▶ **DATASET EXTRACT**
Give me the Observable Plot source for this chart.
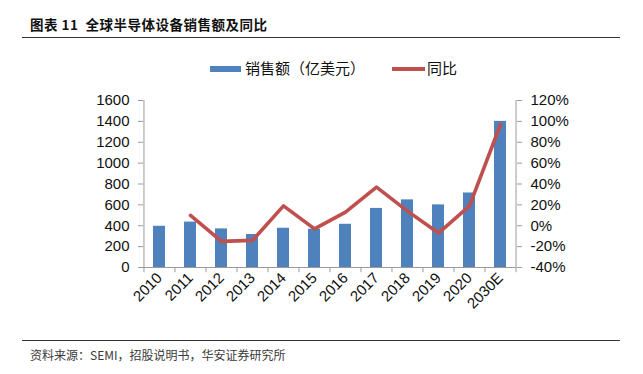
<!DOCTYPE html>
<html><head><meta charset="utf-8">
<script src="https://cdn.jsdelivr.net/npm/d3@7"></script>
<script src="https://cdn.jsdelivr.net/npm/@observablehq/plot@0.6"></script>
<style>
body{margin:0;background:#fff;}
#wrap{position:relative;width:643px;height:374px;overflow:hidden;font-family:"Liberation Sans",Arial,sans-serif;}
#title{position:absolute;left:30px;top:14px;font-family:"Noto Sans CJK SC";font-weight:bold;font-size:13.5px;color:#111;letter-spacing:0.5px;}
.hr{position:absolute;left:22px;width:598px;height:1px;background:#333;}
#source{position:absolute;left:30px;top:346px;font-family:"Noto Sans CJK SC";font-size:12px;color:#3a3a3a;}
#legend{position:absolute;top:60px;left:210px;font-family:"Noto Sans CJK SC";font-size:15px;color:#111;}
#legend span{position:absolute;white-space:nowrap;}
#chart{position:absolute;left:0;top:80px;}
</style></head>
<body><div id="wrap">
<div id="title">图表 11&nbsp; 全球半导体设备销售额及同比</div>
<div class="hr" style="top:37px"></div>
<div id="legend">
  <span style="left:0;top:6px;width:31px;height:6px;background:#4F81BD"></span>
  <span style="left:35px;top:-2px;line-height:20px">销售额（亿美元）</span>
  <span style="left:182px;top:7px;width:33px;height:4px;background:#C0504D"></span>
  <span style="left:217px;top:-2px;line-height:20px">同比</span>
</div>
<div id="chart"></div>
<div class="hr" style="top:340px"></div>
<div id="source">资料来源：SEMI，招股说明书，华安证券研究所</div>
</div>
<script>
const categories = ["2010","2011","2012","2013","2014","2015","2016","2017","2018","2019","2020","2030E"];
const sales = [395, 435, 370, 316, 376, 367, 414, 566, 648, 600, 714, 1400];
const yoyYears = ["2011","2012","2013","2014","2015","2016","2017","2018","2019","2020","2030E"];
const yoy = [10, -15, -14, 19, -3, 13, 37, 14, -7, 19, 97];
const leftTicks = [0,200,400,600,800,1000,1200,1400,1600];
const rightTicks = [-40,-20,0,20,40,60,80,100,120];

const pctToY = p => (p + 40) * 10;
const barData = categories.map((c,i)=>({year:c, value:sales[i]}));
const lineData = yoyYears.map((c,i)=>({year:c, v:pctToY(yoy[i])}));

const W = 643, H = 270, mL = 143, mR = 127, mT = 20, mB = 83;
const step = (W - mL - mR) / categories.length;
const axisColor = "#9a9a9a";

const chart = Plot.plot({
  width: W, height: H,
  marginLeft: mL, marginRight: mR, marginTop: mT, marginBottom: mB,
  style: {fontFamily: '"Liberation Sans", Arial, sans-serif', fontSize: "15px", color: "#111", background: "#fff"},
  x: {domain: categories, paddingInner: 0.6, paddingOuter: 0.3, label: null},
  y: {domain: [0, 1600], label: null},
  marks: [
    Plot.barY(barData, {x: "year", y: "value", fill: "#4F81BD"}),
    Plot.line(lineData, {x: "year", y: "v", stroke: "#C0504D", strokeWidth: 3.6, strokeLinejoin: "round"}),
    Plot.axisY(leftTicks, {anchor: "left", tickSize: 5, tickPadding: 9, stroke: axisColor, fontSize: 15, fill: "#111", tickFormat: d => String(d), label: null}),
    Plot.axisY(rightTicks.map(pctToY), {anchor: "right", tickSize: 5, tickPadding: 9, stroke: axisColor, fontSize: 15, fill: "#111", tickFormat: v => Math.round(v/10 - 40) + "%", label: null}),
    Plot.ruleX([0], {x: () => categories[0], dx: -step/2, y1: 0, y2: 1600, stroke: axisColor}),
    Plot.ruleX([0], {x: () => categories[categories.length-1], dx: step/2, y1: 0, y2: 1600, stroke: axisColor}),
    Plot.ruleY([0], {stroke: axisColor}),
    Plot.ruleX(categories, {x: d => d, dx: -step/2, y1: 0, y2: -50, stroke: axisColor}),
    Plot.ruleX([categories[categories.length-1]], {x: d => d, dx: step/2, y1: 0, y2: -50, stroke: axisColor}),
    Plot.axisX({tickSize: 0, tickRotate: -45, tickPadding: 8, fontSize: 15, fill: "#111", label: null})
  ]
});
document.getElementById("chart").appendChild(chart);
</script>
</body></html>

▶ **INSTRUCTIONS TO FOLLOW**
Omit the pictures, then quote the rest of the material above exactly.

▶ **EXERCISE ANSWER**
Give me the Observable Plot source for this chart.
<!DOCTYPE html>
<html><head><meta charset="utf-8">
<script src="https://cdn.jsdelivr.net/npm/d3@7"></script>
<script src="https://cdn.jsdelivr.net/npm/@observablehq/plot@0.6"></script>
<style>
body{margin:0;background:#fff;}
#wrap{position:relative;width:643px;height:374px;overflow:hidden;font-family:"Liberation Sans",Arial,sans-serif;}
#title{position:absolute;left:30px;top:14px;font-family:"Noto Sans CJK SC";font-weight:bold;font-size:13.5px;color:#111;letter-spacing:0.5px;}
.hr{position:absolute;left:22px;width:598px;height:1px;background:#333;}
#source{position:absolute;left:30px;top:346px;font-family:"Noto Sans CJK SC";font-size:12px;color:#3a3a3a;}
#legend{position:absolute;top:60px;left:210px;font-family:"Noto Sans CJK SC";font-size:15px;color:#111;}
#legend span{position:absolute;white-space:nowrap;}
#chart{position:absolute;left:0;top:80px;}
</style></head>
<body><div id="wrap">
<div id="title">图表 11&nbsp; 全球半导体设备销售额及同比</div>
<div class="hr" style="top:37px"></div>
<div id="legend">
  <span style="left:0;top:6px;width:31px;height:6px;background:#4F81BD"></span>
  <span style="left:35px;top:-2px;line-height:20px">销售额（亿美元）</span>
  <span style="left:182px;top:7px;width:33px;height:4px;background:#C0504D"></span>
  <span style="left:217px;top:-2px;line-height:20px">同比</span>
</div>
<div id="chart"></div>
<div class="hr" style="top:340px"></div>
<div id="source">资料来源：SEMI，招股说明书，华安证券研究所</div>
</div>
<script>
const categories = ["2010","2011","2012","2013","2014","2015","2016","2017","2018","2019","2020","2030E"];
const sales = [395, 435, 370, 316, 376, 367, 414, 566, 648, 600, 714, 1400];
const yoyYears = ["2011","2012","2013","2014","2015","2016","2017","2018","2019","2020","2030E"];
const yoy = [10, -15, -14, 19, -3, 13, 37, 14, -7, 19, 97];
const leftTicks = [0,200,400,600,800,1000,1200,1400,1600];
const rightTicks = [-40,-20,0,20,40,60,80,100,120];

const pctToY = p => (p + 40) * 10;
const barData = categories.map((c,i)=>({year:c, value:sales[i]}));
const lineData = yoyYears.map((c,i)=>({year:c, v:pctToY(yoy[i])}));

const W = 643, H = 270, mL = 143, mR = 127, mT = 20, mB = 83;
const step = (W - mL - mR) / categories.length;
const axisColor = "#9a9a9a";

const chart = Plot.plot({
  width: W, height: H,
  marginLeft: mL, marginRight: mR, marginTop: mT, marginBottom: mB,
  style: {fontFamily: '"Liberation Sans", Arial, sans-serif', fontSize: "15px", color: "#111", background: "#fff"},
  x: {domain: categories, paddingInner: 0.6, paddingOuter: 0.3, label: null},
  y: {domain: [0, 1600], label: null},
  marks: [
    Plot.barY(barData, {x: "year", y: "value", fill: "#4F81BD"}),
    Plot.line(lineData, {x: "year", y: "v", stroke: "#C0504D", strokeWidth: 3.6, strokeLinejoin: "round"}),
    Plot.axisY(leftTicks, {anchor: "left", tickSize: 5, tickPadding: 9, stroke: axisColor, fontSize: 15, fill: "#111", tickFormat: d => String(d), label: null}),
    Plot.axisY(rightTicks.map(pctToY), {anchor: "right", tickSize: 5, tickPadding: 9, stroke: axisColor, fontSize: 15, fill: "#111", tickFormat: v => Math.round(v/10 - 40) + "%", label: null}),
    Plot.ruleX([0], {x: () => categories[0], dx: -step/2, y1: 0, y2: 1600, stroke: axisColor}),
    Plot.ruleX([0], {x: () => categories[categories.length-1], dx: step/2, y1: 0, y2: 1600, stroke: axisColor}),
    Plot.ruleY([0], {stroke: axisColor}),
    Plot.ruleX(categories, {x: d => d, dx: -step/2, y1: 0, y2: -50, stroke: axisColor}),
    Plot.ruleX([categories[categories.length-1]], {x: d => d, dx: step/2, y1: 0, y2: -50, stroke: axisColor}),
    Plot.axisX({tickSize: 0, tickRotate: -45, tickPadding: 8, fontSize: 15, fill: "#111", label: null})
  ]
});
document.getElementById("chart").appendChild(chart);
</script>
</body></html>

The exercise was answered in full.